As construction costs grew, the price of the proposed complex, once projected at $10.5 million, also steadily rose.

In 2007, the council took the issue to voters, who passed a referendum that allowed the city to issue up to $15 million in bonds to help pay for the two buildings and expand its Ribaut Road fire station. The vote helped Beaufort get a better loan rate, officials have said, but it also ensured residents would see their taxes increase to help pay the debt over the next two decades. Beaufort also set aside $5.5 million in cash for the project.

Keyserling wasn't on council at that time.

"I thought we didn't need something that big and thought there were better ways of funding it without a debt mill and accordingly without a tax increase," Keyserling said. "By the time I got elected mayor (in 2008), other than trying to see if we could use some fund balance to put off another tax increase, which we couldn't, there was nothing we could do."

Since the 2007 vote, the city has reacted to the recession by shrinking its budget and staff.

No one could have predicted that the first municipal center-related tax increase in 2009 -- about 14.83 percent -- would come in the middle of the downtown, officials have said.

Nonetheless, it's a long-term investment that should be considered during the building's 100-year-life span, Rauch said.


Beaufort City Council will hold its inaugural meeting in the new building at 6 p.m. Tuesday.

Beer said the opening and new complex "speaks a lot about Beaufort and what we've been able to accomplish."

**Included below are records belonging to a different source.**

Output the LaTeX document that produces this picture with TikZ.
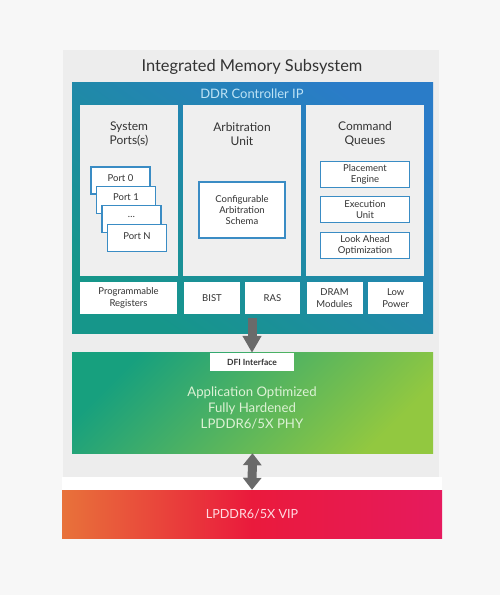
\documentclass[tikz,border=0pt]{standalone}
\usepackage{fontspec}
\setmainfont{Lato}
\usepackage{xcolor}
\usetikzlibrary{arrows.meta}

\definecolor{pagebg}{HTML}{F7F7F7}
\definecolor{panelgray}{HTML}{EDEDED}
\definecolor{colgray}{HTML}{EFEFEF}
\definecolor{ctrlteal}{HTML}{16968A}
\definecolor{ctrlblue}{HTML}{2A7CC8}
\definecolor{ctrltext}{HTML}{BEE3F5}
\definecolor{boxblue}{HTML}{3A8CC4}
\definecolor{txtdark}{HTML}{333333}
\definecolor{phyteal}{HTML}{17A07E}
\definecolor{phylime}{HTML}{92C840}
\definecolor{phytext}{HTML}{DDF2D5}
\definecolor{viporange}{HTML}{E8723A}
\definecolor{vipred}{HTML}{EA1A3C}
\definecolor{vippink}{HTML}{E61A5E}
\definecolor{viptext}{HTML}{FFDCE2}
\definecolor{arrowgray}{HTML}{6A6A6A}

\tikzset{
  colpanel/.style={fill=colgray, minimum height=171pt, inner sep=0pt},
  coltitle/.style={text=txtdark, align=center, font=\fontsize{12}{14.5}\selectfont},
  blockbox/.style={fill=white, draw=boxblue, line width=1.1pt, text=txtdark, align=center,
    inner sep=0pt, font=\fontsize{9.5}{11}\selectfont},
  portbox/.style={blockbox, minimum width=59pt, minimum height=27pt},
  portlabel/.style={text=txtdark, inner sep=0pt, font=\fontsize{9.5}{11}\selectfont},
  queuebox/.style={blockbox, minimum width=89pt, minimum height=26pt},
  regbox/.style={fill=white, text=txtdark, align=center, inner sep=0pt,
    minimum height=32pt, font=\fontsize{9.5}{11.5}\selectfont},
  busarrow/.style={draw=arrowgray, line width=9pt},
}

\begin{document}
\begin{tikzpicture}[x=1pt,y=-1pt]
	\path[use as bounding box, fill=pagebg] (0,0) rectangle (500,595);
	\fill[panelgray] (63,50) rectangle (439,477);
	\node[text=txtdark, font=\fontsize{16.4}{19}\selectfont] (title) at (252,67) {Integrated Memory Subsystem};
	
	\node[inner sep=0pt, minimum width=361pt, minimum height=251pt,
	  bottom color=ctrlteal, top color=ctrlblue, shading angle=-35] (ctrl) at (252.5,207.5) {};
	\node[text=ctrltext, font=\fontsize{13}{15}\selectfont] (ctrltitle) at (252,94) {DDR Controller IP};
	
	\node[colpanel, minimum width=98pt] (ports) at (129,190.5) {};
	\node[colpanel, minimum width=118pt] (arb) at (242,190.5) {};
	\node[colpanel, minimum width=118pt] (cmd) at (365,190.5) {};
	
	\node[coltitle] at (129,134) {System\\Ports(s)};
	\node[coltitle] at (242,134) {Arbitration\\Unit};
	\node[coltitle] at (365,134) {Command\\Queues};
	
	\foreach \i/\lbl in {0/Port 0,1/Port 1,2/\ldots,3/Port N}
		\node[portbox, label={[portlabel, anchor=center, yshift=-11.5pt]north:\lbl}] (port\i)
		  at ({120.5+5.5*\i},{180.5+19.3*\i}) {};
	
	\node[blockbox, minimum width=86pt, minimum height=56pt] (schema) at (242,210) {Configurable\\Arbitration\\Schema};
	
	\node[queuebox] (place) at (365,174.5) {Placement\\Engine};
	\node[queuebox] (exec) at (365,209.7) {Execution\\Unit};
	\node[queuebox] (ahead) at (365,245.3) {Look Ahead\\Optimization};
	
	\node[regbox, minimum width=97pt] (progreg) at (128.5,298) {Programmable\\Registers};
	\node[regbox, minimum width=56pt] (bist) at (212,298) {BIST};
	\node[regbox, minimum width=55pt] (ras) at (272.5,298) {RAS};
	\node[regbox, minimum width=56pt] (dram) at (334.5,298) {DRAM\\Modules};
	\node[regbox, minimum width=55.5pt] (lowpow) at (395.7,298) {Low\\Power};
	
	\node[inner sep=0pt, minimum width=361pt, minimum height=101pt,
	  top color=phyteal, bottom color=phylime, shading angle=45] (phy) at (252.5,402.5) {};
	\node[fill=white, inner sep=0pt, minimum width=84pt, minimum height=18pt, text=txtdark,
	  font=\fontsize{8.5}{10}\bfseries] (dfi) at (252,362) {DFI Interface};
	\node[text=phytext, align=center, font=\fontsize{13.2}{15.8}\selectfont] (phytxt) at (252,408)
	  {Application Optimized\\Fully Hardened\\LPDDR6/5X PHY};
	
	\fill[white] (62,477) rectangle (442,490);
	\node[inner sep=0pt, minimum width=380pt, minimum height=48pt,
	  left color=viporange, right color=vippink, middle color=vipred] (vip) at (252,514) {};
	\node[text=viptext, font=\fontsize{12.6}{15}\selectfont] (viptxt) at (252,514) {LPDDR6/5X VIP};
	
	\coordinate (busTop) at (252,318);
	\draw[busarrow, -{Triangle[width=18pt,length=17pt]}] (busTop) -- (dfi.north);
	\draw[busarrow, {Triangle[width=18pt,length=12pt]}-{Triangle[width=18pt,length=12pt]}] (phy.south) -- (vip.north);
\end{tikzpicture}
\end{document}
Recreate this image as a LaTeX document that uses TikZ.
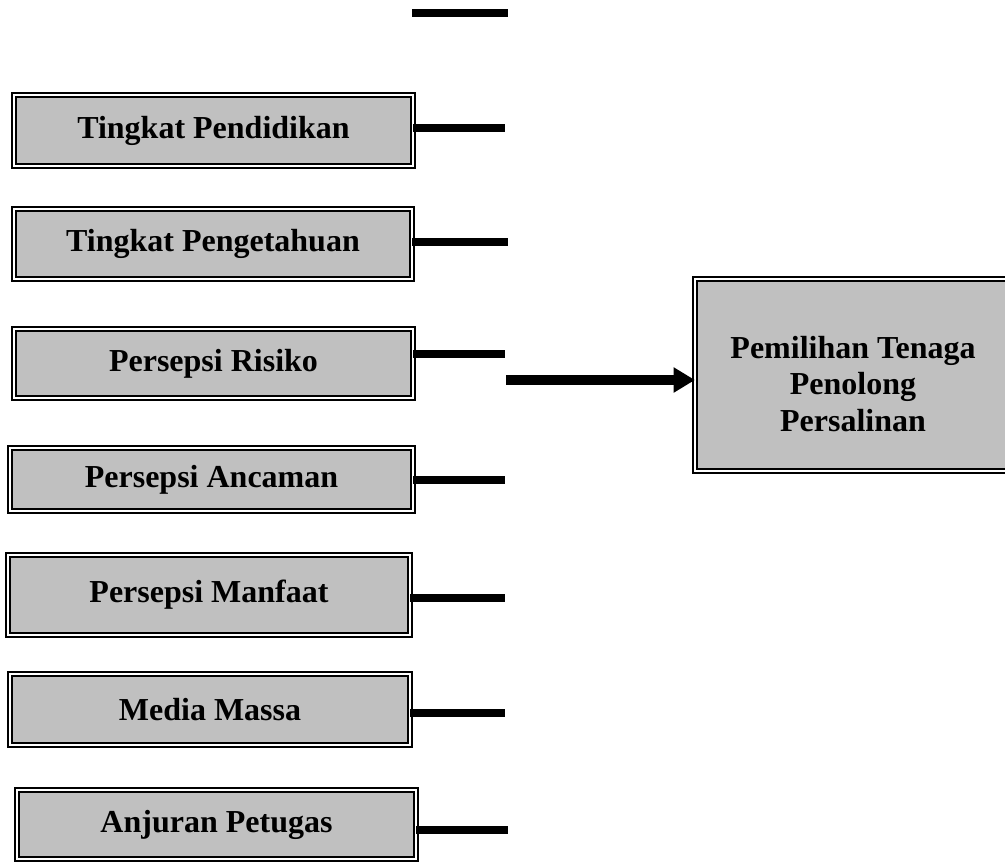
\documentclass[tikz,border=0pt]{standalone}
\usepackage{fontspec}
\setmainfont{Liberation Serif}
\usetikzlibrary{arrows.meta}
\definecolor{boxgray}{RGB}{192,192,192}
\tikzset{
  dbox/.style={draw=black, double=white, line width=1.5pt, double distance=1.4pt,
    fill=boxgray, inner sep=0pt, outer sep=0pt, align=center,
    font=\bfseries\fontsize{24}{27.6}\selectfont},
  boxtext/.style={inner sep=0pt, align=center, font=\bfseries\fontsize{24}{27.6}\selectfont},
  stub/.style={line width=6pt},
  mainarrow/.style={line width=7.5pt, -{Triangle[length=16pt,width=18pt]}}
}
% box from outer extents in px: x1 y1 x2 y2
\newcommand{\pxbox}[6]{%
  \node[dbox, minimum width={(#4-#2)*0.75pt-4.4pt}, minimum height={(#5-#3)*0.75pt-4.4pt}]
    (#1) at ({(#2+#4)/2},{(#3+#5)/2}) {#6};}
\begin{document}
\begin{tikzpicture}[x=0.75pt,y=-0.75pt]
\useasboundingbox (0,0) rectangle (1005,861);
\pxbox{b1}{11}{92}{416}{169}{Tingkat Pendidikan}
\pxbox{b2}{11}{206}{415}{282}{Tingkat Pengetahuan}
\pxbox{b3}{11}{326}{416}{401}{Persepsi Risiko}
\pxbox{b4}{7}{445}{416}{514}{Persepsi Ancaman}
\pxbox{b5}{5}{552}{413}{638}{Persepsi Manfaat}
\pxbox{b6}{7}{671}{413}{748}{Media Massa}
\pxbox{b7}{14}{787}{419}{862}{Anjuran Petugas}
\pxbox{t}{692}{276}{1012}{474}{}
\node[boxtext] (tl) at (853,384) {Pemilihan Tenaga\\Penolong\\Persalinan};
% free stubs
\coordinate (s0a) at (412,13);
\coordinate (s0b) at (508,13);
\draw[stub] (s0a) -- (s0b);
\coordinate (e1) at (505,128);
\coordinate (e2) at (508,242);
\coordinate (e3) at (505,354);
\coordinate (e4) at (505,480);
\coordinate (e5) at (505,598);
\coordinate (e6) at (505,713);
\coordinate (e7) at (508,830);
\draw[stub] (b1.east |- e1) -- (e1);
\draw[stub] (b2.east |- e2) -- (e2);
\draw[stub] (b3.east |- e3) -- (e3);
\draw[stub] (b4.east |- e4) -- (e4);
\draw[stub] (b5.east |- e5) -- (e5);
\draw[stub] (b6.east |- e6) -- (e6);
\draw[stub] (b7.east |- e7) -- (e7);
\coordinate (a0) at (506,380);
\draw[mainarrow] (a0) -- (a0 -| t.west);
\end{tikzpicture}
\end{document}
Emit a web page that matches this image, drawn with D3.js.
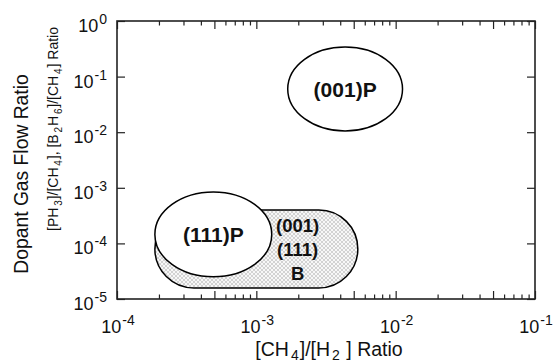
<!DOCTYPE html>
<html>
<head>
<meta charset="utf-8">
<script src="https://cdn.jsdelivr.net/npm/d3@7"></script>
<style>
  body { margin: 0; background: #fff; }
  svg { display: block; font-family: "Liberation Sans", Arial, Helvetica, sans-serif; }
</style>
</head>
<body>
<div id="chart"></div>
<script>
// axis ranges and ticks
const xDomain = [1e-4, 1e-1];
const yDomain = [1e-5, 1];
const xMajorExp = [-4, -3, -2, -1];
const yMajorExp = [-5, -4, -3, -2, -1, 0];
const minorMult = [2, 3, 4, 5, 6, 7, 8, 9];

// the elliptical regions (extent in data units)
const ellipseNames = ['(001)P', '(111)P'];
const ellipseXMin = [1.68e-3, 1.87e-4];
const ellipseXMax = [1.12e-2, 1.29e-3];
const ellipseYMin = [1.05e-2, 2.5e-5];
const ellipseYMax = [0.34, 8.4e-4];

// the boron doped region (rounded box)
const boxXMin = 1.87e-4;
const boxXMax = 5.35e-3;
const boxYMin = 1.58e-5;
const boxYMax = 4.0e-4;
const boxLabelX = 1.98e-3;
const boxLabels = ['(001)', '(111)', 'B'];

const W = 555, H = 362;
const margin = {top: 21, right: 20, bottom: 63, left: 117};
const plotW = W - margin.left - margin.right;
const plotH = H - margin.top - margin.bottom;

const svg = d3.select('#chart').append('svg')
    .attr('width', W)
    .attr('height', H);

// checker fill for the B region
const defs = svg.append('defs');
const pat = defs.append('pattern')
    .attr('id', 'checker')
    .attr('width', 4).attr('height', 4)
    .attr('patternUnits', 'userSpaceOnUse');
pat.append('rect').attr('width', 4).attr('height', 4).attr('fill', '#f7f7f7');
pat.append('rect').attr('width', 2).attr('height', 2).attr('fill', '#d2d2d2');
pat.append('rect').attr('x', 2).attr('y', 2).attr('width', 2).attr('height', 2).attr('fill', '#d2d2d2');

const g = svg.append('g')
    .attr('transform', 'translate(' + margin.left + ',' + margin.top + ')');

const scaleX = d3.scaleLog().domain(xDomain).range([0, plotW]);
const scaleY = d3.scaleLog().domain(yDomain).range([plotH, 0]);

// B region
const bx0 = scaleX(boxXMin), bx1 = scaleX(boxXMax);
const by0 = scaleY(boxYMax), by1 = scaleY(boxYMin);
const bRad = (by1 - by0) / 2;
g.append('rect')
    .attr('x', bx0).attr('y', by0)
    .attr('width', bx1 - bx0).attr('height', by1 - by0)
    .attr('rx', bRad).attr('ry', bRad)
    .attr('fill', 'url(#checker)')
    .attr('stroke', '#000')
    .attr('stroke-width', 1.5);

g.append('g').selectAll('text')
    .data(boxLabels)
    .enter().append('text')
    .attr('x', scaleX(boxLabelX))
    .attr('y', (d, i) => (by0 + by1) / 2 + (i - 1) * 24)
    .attr('dy', '0.36em')
    .attr('text-anchor', 'middle')
    .attr('font-size', 18.5)
    .attr('font-weight', 'bold')
    .attr('fill', '#111')
    .text(d => d);

// ellipses
const ellipses = ellipseNames.map((name, i) => ({
  name: name,
  x0: scaleX(ellipseXMin[i]), x1: scaleX(ellipseXMax[i]),
  y0: scaleY(ellipseYMax[i]), y1: scaleY(ellipseYMin[i])
}));
const eG = g.append('g').selectAll('g')
    .data(ellipses)
    .enter().append('g');
eG.append('ellipse')
    .attr('cx', d => (d.x0 + d.x1) / 2)
    .attr('cy', d => (d.y0 + d.y1) / 2)
    .attr('rx', d => (d.x1 - d.x0) / 2)
    .attr('ry', d => (d.y1 - d.y0) / 2)
    .attr('fill', '#fff')
    .attr('stroke', '#000')
    .attr('stroke-width', 1.5);
eG.append('text')
    .attr('x', d => (d.x0 + d.x1) / 2)
    .attr('y', d => (d.y0 + d.y1) / 2)
    .attr('dy', '0.36em')
    .attr('text-anchor', 'middle')
    .attr('font-size', 21)
    .attr('font-weight', 'bold')
    .attr('fill', '#111')
    .text(d => d.name);

// ticks, inward on all four sides
const xMajor = xMajorExp.map(e => Math.pow(10, e));
const yMajor = yMajorExp.map(e => Math.pow(10, e));
const xMid = [], xMinor = [];
xMajorExp.slice(0, -1).forEach(e => {
  minorMult.forEach(m => (m === 5 ? xMid : xMinor).push(m * Math.pow(10, e)));
});

function tickAxis(axisFn, values, size, transform) {
  const a = g.append('g')
      .attr('transform', transform)
      .call(axisFn.tickValues(values).tickSize(size).tickSizeOuter(0).tickFormat(''));
  a.select('.domain').remove();
  a.selectAll('line').attr('stroke', '#222').attr('stroke-width', 1.2);
}
tickAxis(d3.axisBottom(scaleX), xMajor.concat(xMid), -8, 'translate(0,' + plotH + ')');
tickAxis(d3.axisBottom(scaleX), xMinor, -4.5, 'translate(0,' + plotH + ')');
tickAxis(d3.axisTop(scaleX), xMajor.concat(xMid), -8, 'translate(0,0)');
tickAxis(d3.axisTop(scaleX), xMinor, -4.5, 'translate(0,0)');
tickAxis(d3.axisLeft(scaleY), yMajor, -8, 'translate(0,0)');
tickAxis(d3.axisRight(scaleY), yMajor, -8, 'translate(' + plotW + ',0)');

// frame
g.append('rect')
    .attr('width', plotW).attr('height', plotH)
    .attr('fill', 'none')
    .attr('stroke', '#222')
    .attr('stroke-width', 1.6);

// tick labels 10^n
function powLabel(sel, e) {
  sel.append('tspan').text('10');
  sel.append('tspan').attr('dx', 1).attr('dy', -8).attr('font-size', 14).text(String(e));
}
xMajorExp.forEach(e => {
  const t = g.append('text')
      .attr('x', scaleX(Math.pow(10, e)) + 1)
      .attr('y', plotH + 34)
      .attr('text-anchor', 'middle')
      .attr('font-size', 18)
      .attr('fill', '#111');
  powLabel(t, e);
});
yMajorExp.forEach(e => {
  const t = g.append('text')
      .attr('x', -10)
      .attr('y', scaleY(Math.pow(10, e)) + 11)
      .attr('text-anchor', 'end')
      .attr('font-size', 18)
      .attr('fill', '#111');
  powLabel(t, e);
});

// axis titles, with lowered subscripts
function subText(sel, parts, subSize, fontSize) {
  parts.forEach(p => {
    if (p.sub) {
      sel.append('tspan').attr('dx', 2).attr('dy', 4).attr('font-size', subSize).text(p.sub);
    } else {
      sel.append('tspan').attr('dx', 1).attr('dy', p.first ? 0 : -4).attr('font-size', fontSize).text(p.t);
    }
  });
}
const xTitle = g.append('text')
    .attr('x', plotW / 2 + 2)
    .attr('y', plotH + 57)
    .attr('text-anchor', 'middle')
    .attr('fill', '#111');
subText(xTitle, [{t: '[CH', first: true}, {sub: '4'}, {t: ']/[H'}, {sub: '2'}, {t: ' ] Ratio'}], 14, 19.5);

svg.append('text')
    .attr('transform', 'translate(21,' + (margin.top + plotH / 2 + 14) + ') rotate(-90)')
    .attr('dy', '0.36em')
    .attr('text-anchor', 'middle')
    .attr('font-size', 19.3)
    .attr('fill', '#111')
    .text('Dopant Gas Flow Ratio');

// the second y title is set narrow in the original, squeeze it to its length
const yTitle2 = svg.append('text')
    .attr('transform', 'translate(28,232) rotate(-90)')
    .attr('y', 30)
    .attr('textLength', 204)
    .attr('lengthAdjust', 'spacingAndGlyphs')
    .attr('fill', '#111');
subText(yTitle2, [{t: '[PH', first: true}, {sub: '3'}, {t: ']/[CH'}, {sub: '4'}, {t: '], [B'}, {sub: '2'}, {t: 'H'}, {sub: '6'}, {t: ']/[CH'}, {sub: '4'}, {t: '] Ratio'}], 11, 15.5);
</script>
</body>
</html>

And while he may disagree with some aspects of the new buildings, Keyserling said the complex sets the stage for redevelopment along Boundary Street, gives police the space the have long needed, will accommodate more people more comfortably for City Council work shops and give council it's own home.

"We'll finally have a council chamber that is ours," Keyserling said. "It's a little fancy, but it's built for the next 100 years. ... Now we have to put the rest of the building to the best and most efficient use we can."